REQUIREMENTS
Retype each line of the material exactly, please, skipping any picture in it.

[start]

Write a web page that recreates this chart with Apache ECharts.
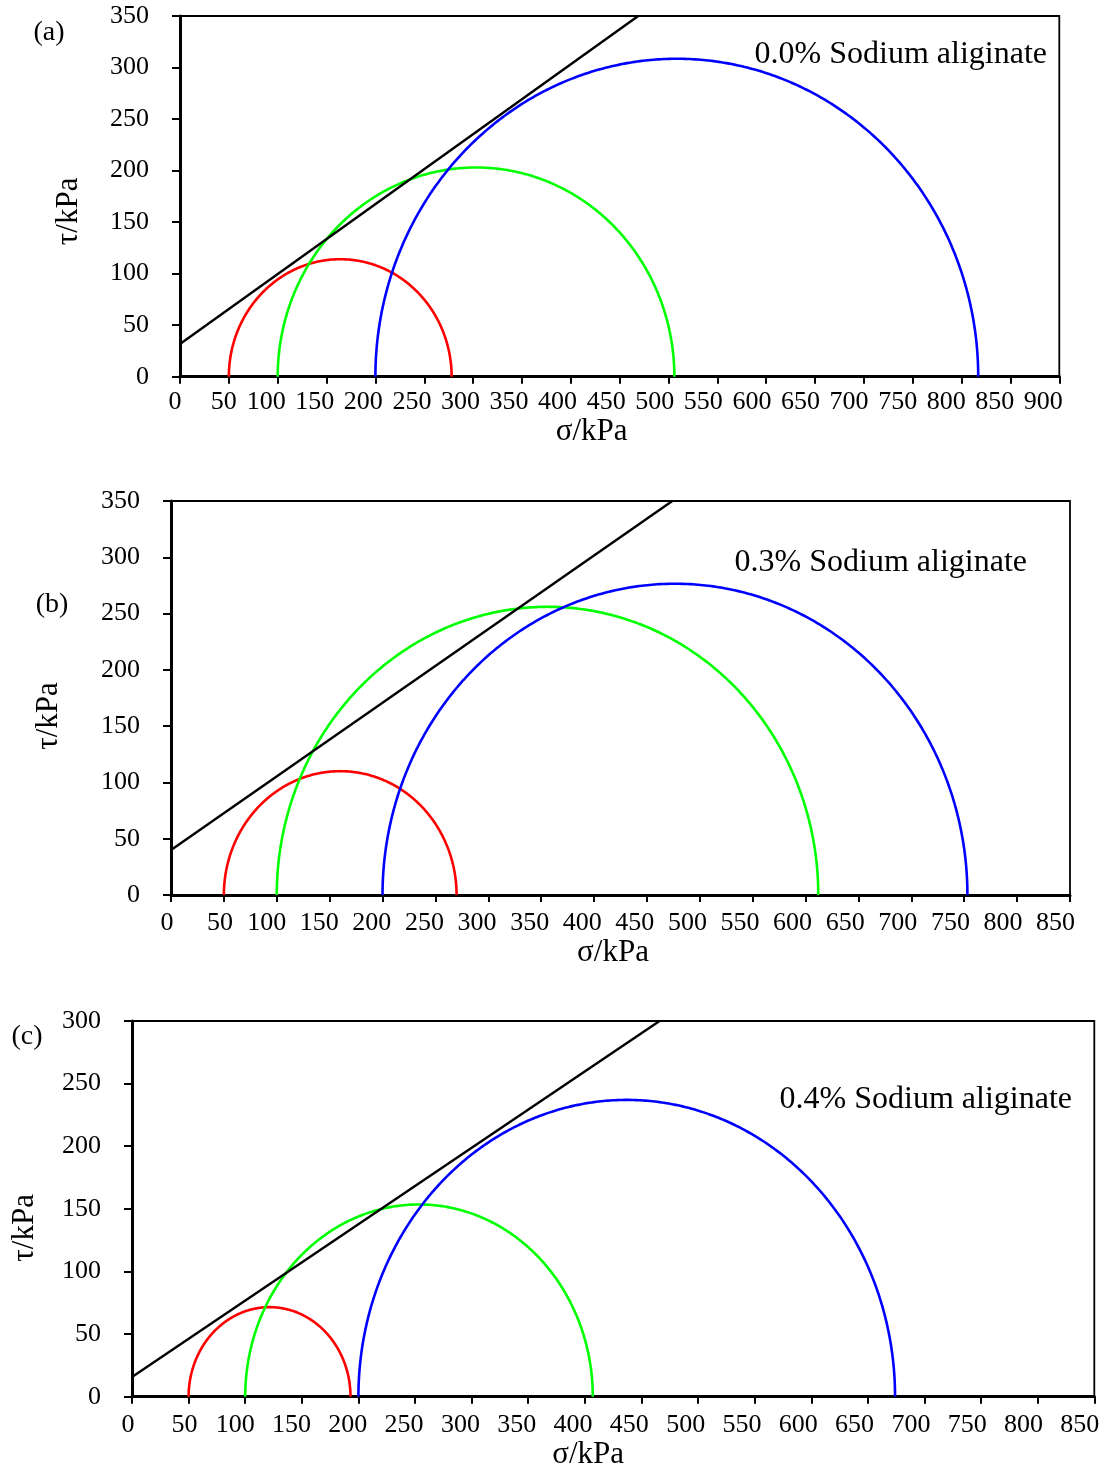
<!DOCTYPE html>
<html>
<head>
<meta charset="utf-8">
<script src="https://cdn.jsdelivr.net/npm/echarts@6/dist/echarts.min.js"></script>
<style>
  html, body { margin: 0; padding: 0; background: #ffffff; }
  #main { width: 1107px; height: 1470px; }
</style>
</head>
<body>
<div id="main"></div>
<script>
// Mohr circles for three sodium alginate contents.
// Each circle is given by its minor (sigma3) and major (sigma1) principal stress, kPa.
const panelLetters = ['(a)', '(b)', '(c)'];
const panelNames = ['0.0% Sodium aliginate', '0.3% Sodium aliginate', '0.4% Sodium aliginate'];

const sigma3A = [50, 100, 200];
const sigma1A = [278, 506, 817];
const sigma3B = [50, 100, 200];
const sigma1B = [270, 612, 753];
const sigma3C = [50, 100, 200];
const sigma1C = [193, 407, 674];

// Failure envelope, two points [sigma, tau] in kPa
const envelopeA = [[0, 31.7], [469, 350]];
const envelopeB = [[0, 40], [474, 350]];
const envelopeC = [[0, 15.7], [466, 300]];

const xMaxes = [900, 850, 850];
const yMaxes = [350, 350, 300];
const tickStep = 50;
const circleColors = ['#ff0000', '#00ff00', '#0000ff'];

const FONT = '"Liberation Serif", "Times New Roman", Times, serif';

const sigma3s = [sigma3A, sigma3B, sigma3C];
const sigma1s = [sigma1A, sigma1B, sigma1C];
const envelopes = [envelopeA, envelopeB, envelopeC];

// layout of the three panels
const grids = [
  { left: 180, top: 16, width: 879.3, height: 360.7 },
  { left: 171, top: 501, width: 899, height: 394 },
  { left: 132, top: 1021, width: 962.3, height: 375.7 }
];
const xNameGap = [40, 42, 43];
const xNameShift = [56, 15, 50];
const xLabelMargin = [12, 15, 15];
const yNameGap = [96, 107, 92];
const yNameShift = [30, 36, 38];
const letterPos = [[49, 33], [52, 605], [27, 1037]];
const namePos = [[1047, 55], [1027, 563], [1072, 1100]];

// the sigma tick labels sit a little left of their ticks, more so further right
function labelLeftShift(panel, v) {
  if (v < 100) return panel === 0 ? 5 : 4;
  return panel === 0 ? 11 + 0.0055 * v : 9.5 + 0.0058 * v;
}
function xLabelRich(panel, max) {
  const rich = {};
  for (let v = 0; v <= max; v += tickStep) {
    rich['t' + v] = {
      fontFamily: FONT, fontSize: 26, color: '#000',
      padding: [0, 2 * labelLeftShift(panel, v), 0, 0]
    };
  }
  return rich;
}

// upper half of a Mohr circle drawn through the cartesian coordinate system
function renderHalfCircle(params, api) {
  const s3 = api.value(0);
  const s1 = api.value(1);
  const c = (s3 + s1) / 2;
  const r = (s1 - s3) / 2;
  const pts = [];
  for (let i = 0; i <= 360; i++) {
    const t = Math.PI * i / 360;
    pts.push(api.coord([c + r * Math.cos(t), r * Math.sin(t)]));
  }
  return {
    type: 'polyline',
    shape: { points: pts },
    style: { stroke: api.visual('color'), lineWidth: 2.6, fill: null }
  };
}

const gridOpts = [], xAxes = [], yAxes = [], series = [], graphics = [];

for (let i = 0; i < 3; i++) {
  gridOpts.push(Object.assign({
    show: true,
    borderColor: '#000',
    borderWidth: 1.8,
    backgroundColor: 'transparent',
    containLabel: false,
    outerBoundsMode: 'none'
  }, grids[i]));

  xAxes.push({
    gridIndex: i,
    type: 'value',
    min: 0,
    max: xMaxes[i],
    interval: tickStep,
    name: 'σ/kPa',
    nameLocation: 'middle',
    nameGap: xNameGap[i],
    nameTextStyle: { fontFamily: FONT, fontSize: 31, color: '#000', padding: [0, xNameShift[i], 0, 0] },
    axisLine: { show: true, onZero: false, lineStyle: { color: '#000', width: 3 } },
    axisTick: { show: true, inside: false, length: 7, lineStyle: { color: '#000', width: 2 } },
    axisLabel: {
      show: true, fontFamily: FONT, fontSize: 26, color: '#000', margin: xLabelMargin[i],
      formatter: (v) => '{t' + v + '|' + v + '}',
      rich: xLabelRich(i, xMaxes[i])
    },
    splitLine: { show: false }
  });

  yAxes.push({
    gridIndex: i,
    type: 'value',
    min: 0,
    max: yMaxes[i],
    interval: tickStep,
    name: 'τ/kPa',
    nameLocation: 'middle',
    nameGap: yNameGap[i],
    nameTextStyle: { fontFamily: FONT, fontSize: 31, color: '#000', padding: [0, yNameShift[i], 0, 0] },
    axisLine: { show: true, onZero: false, lineStyle: { color: '#000', width: 3 } },
    axisTick: { show: true, inside: false, length: 8, lineStyle: { color: '#000', width: 2 } },
    axisLabel: { show: true, fontFamily: FONT, fontSize: 26, color: '#000', margin: 31 },
    splitLine: { show: false }
  });

  series.push({
    type: 'custom',
    name: 'Mohr circles ' + panelLetters[i],
    xAxisIndex: i,
    yAxisIndex: i,
    renderItem: renderHalfCircle,
    encode: { x: [0, 1] },
    data: sigma3s[i].map((s3, k) => ({
      value: [s3, sigma1s[i][k]],
      itemStyle: { color: circleColors[k] }
    })),
    silent: true,
    z: 2
  });

  series.push({
    type: 'line',
    name: 'Failure envelope ' + panelLetters[i],
    xAxisIndex: i,
    yAxisIndex: i,
    data: envelopes[i],
    symbol: 'none',
    clip: true,
    lineStyle: { color: '#000', width: 2.4 },
    silent: true,
    z: 3
  });

  graphics.push({
    type: 'text',
    x: letterPos[i][0],
    y: letterPos[i][1],
    style: { text: panelLetters[i], fontFamily: FONT, fontSize: 28, fill: '#000', align: 'center', verticalAlign: 'middle' }
  });
  graphics.push({
    type: 'text',
    x: namePos[i][0],
    y: namePos[i][1],
    style: { text: panelNames[i], fontFamily: FONT, fontSize: 32, fill: '#000', align: 'right', verticalAlign: 'middle' }
  });
}

const chart = echarts.init(document.getElementById('main'), null, { renderer: 'canvas' });
chart.setOption({
  animation: false,
  backgroundColor: '#ffffff',
  grid: gridOpts,
  xAxis: xAxes,
  yAxis: yAxes,
  series: series,
  graphic: graphics
});
</script>
</body>
</html>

[end]

TASK RESPONSE
Write a web page that recreates this chart with Apache ECharts.
<!DOCTYPE html>
<html>
<head>
<meta charset="utf-8">
<script src="https://cdn.jsdelivr.net/npm/echarts@6/dist/echarts.min.js"></script>
<style>
  html, body { margin: 0; padding: 0; background: #ffffff; }
  #main { width: 1107px; height: 1470px; }
</style>
</head>
<body>
<div id="main"></div>
<script>
// Mohr circles for three sodium alginate contents.
// Each circle is given by its minor (sigma3) and major (sigma1) principal stress, kPa.
const panelLetters = ['(a)', '(b)', '(c)'];
const panelNames = ['0.0% Sodium aliginate', '0.3% Sodium aliginate', '0.4% Sodium aliginate'];

const sigma3A = [50, 100, 200];
const sigma1A = [278, 506, 817];
const sigma3B = [50, 100, 200];
const sigma1B = [270, 612, 753];
const sigma3C = [50, 100, 200];
const sigma1C = [193, 407, 674];

// Failure envelope, two points [sigma, tau] in kPa
const envelopeA = [[0, 31.7], [469, 350]];
const envelopeB = [[0, 40], [474, 350]];
const envelopeC = [[0, 15.7], [466, 300]];

const xMaxes = [900, 850, 850];
const yMaxes = [350, 350, 300];
const tickStep = 50;
const circleColors = ['#ff0000', '#00ff00', '#0000ff'];

const FONT = '"Liberation Serif", "Times New Roman", Times, serif';

const sigma3s = [sigma3A, sigma3B, sigma3C];
const sigma1s = [sigma1A, sigma1B, sigma1C];
const envelopes = [envelopeA, envelopeB, envelopeC];

// layout of the three panels
const grids = [
  { left: 180, top: 16, width: 879.3, height: 360.7 },
  { left: 171, top: 501, width: 899, height: 394 },
  { left: 132, top: 1021, width: 962.3, height: 375.7 }
];
const xNameGap = [40, 42, 43];
const xNameShift = [56, 15, 50];
const xLabelMargin = [12, 15, 15];
const yNameGap = [96, 107, 92];
const yNameShift = [30, 36, 38];
const letterPos = [[49, 33], [52, 605], [27, 1037]];
const namePos = [[1047, 55], [1027, 563], [1072, 1100]];

// the sigma tick labels sit a little left of their ticks, more so further right
function labelLeftShift(panel, v) {
  if (v < 100) return panel === 0 ? 5 : 4;
  return panel === 0 ? 11 + 0.0055 * v : 9.5 + 0.0058 * v;
}
function xLabelRich(panel, max) {
  const rich = {};
  for (let v = 0; v <= max; v += tickStep) {
    rich['t' + v] = {
      fontFamily: FONT, fontSize: 26, color: '#000',
      padding: [0, 2 * labelLeftShift(panel, v), 0, 0]
    };
  }
  return rich;
}

// upper half of a Mohr circle drawn through the cartesian coordinate system
function renderHalfCircle(params, api) {
  const s3 = api.value(0);
  const s1 = api.value(1);
  const c = (s3 + s1) / 2;
  const r = (s1 - s3) / 2;
  const pts = [];
  for (let i = 0; i <= 360; i++) {
    const t = Math.PI * i / 360;
    pts.push(api.coord([c + r * Math.cos(t), r * Math.sin(t)]));
  }
  return {
    type: 'polyline',
    shape: { points: pts },
    style: { stroke: api.visual('color'), lineWidth: 2.6, fill: null }
  };
}

const gridOpts = [], xAxes = [], yAxes = [], series = [], graphics = [];

for (let i = 0; i < 3; i++) {
  gridOpts.push(Object.assign({
    show: true,
    borderColor: '#000',
    borderWidth: 1.8,
    backgroundColor: 'transparent',
    containLabel: false,
    outerBoundsMode: 'none'
  }, grids[i]));

  xAxes.push({
    gridIndex: i,
    type: 'value',
    min: 0,
    max: xMaxes[i],
    interval: tickStep,
    name: 'σ/kPa',
    nameLocation: 'middle',
    nameGap: xNameGap[i],
    nameTextStyle: { fontFamily: FONT, fontSize: 31, color: '#000', padding: [0, xNameShift[i], 0, 0] },
    axisLine: { show: true, onZero: false, lineStyle: { color: '#000', width: 3 } },
    axisTick: { show: true, inside: false, length: 7, lineStyle: { color: '#000', width: 2 } },
    axisLabel: {
      show: true, fontFamily: FONT, fontSize: 26, color: '#000', margin: xLabelMargin[i],
      formatter: (v) => '{t' + v + '|' + v + '}',
      rich: xLabelRich(i, xMaxes[i])
    },
    splitLine: { show: false }
  });

  yAxes.push({
    gridIndex: i,
    type: 'value',
    min: 0,
    max: yMaxes[i],
    interval: tickStep,
    name: 'τ/kPa',
    nameLocation: 'middle',
    nameGap: yNameGap[i],
    nameTextStyle: { fontFamily: FONT, fontSize: 31, color: '#000', padding: [0, yNameShift[i], 0, 0] },
    axisLine: { show: true, onZero: false, lineStyle: { color: '#000', width: 3 } },
    axisTick: { show: true, inside: false, length: 8, lineStyle: { color: '#000', width: 2 } },
    axisLabel: { show: true, fontFamily: FONT, fontSize: 26, color: '#000', margin: 31 },
    splitLine: { show: false }
  });

  series.push({
    type: 'custom',
    name: 'Mohr circles ' + panelLetters[i],
    xAxisIndex: i,
    yAxisIndex: i,
    renderItem: renderHalfCircle,
    encode: { x: [0, 1] },
    data: sigma3s[i].map((s3, k) => ({
      value: [s3, sigma1s[i][k]],
      itemStyle: { color: circleColors[k] }
    })),
    silent: true,
    z: 2
  });

  series.push({
    type: 'line',
    name: 'Failure envelope ' + panelLetters[i],
    xAxisIndex: i,
    yAxisIndex: i,
    data: envelopes[i],
    symbol: 'none',
    clip: true,
    lineStyle: { color: '#000', width: 2.4 },
    silent: true,
    z: 3
  });

  graphics.push({
    type: 'text',
    x: letterPos[i][0],
    y: letterPos[i][1],
    style: { text: panelLetters[i], fontFamily: FONT, fontSize: 28, fill: '#000', align: 'center', verticalAlign: 'middle' }
  });
  graphics.push({
    type: 'text',
    x: namePos[i][0],
    y: namePos[i][1],
    style: { text: panelNames[i], fontFamily: FONT, fontSize: 32, fill: '#000', align: 'right', verticalAlign: 'middle' }
  });
}

const chart = echarts.init(document.getElementById('main'), null, { renderer: 'canvas' });
chart.setOption({
  animation: false,
  backgroundColor: '#ffffff',
  grid: gridOpts,
  xAxis: xAxes,
  yAxis: yAxes,
  series: series,
  graphic: graphics
});
</script>
</body>
</html>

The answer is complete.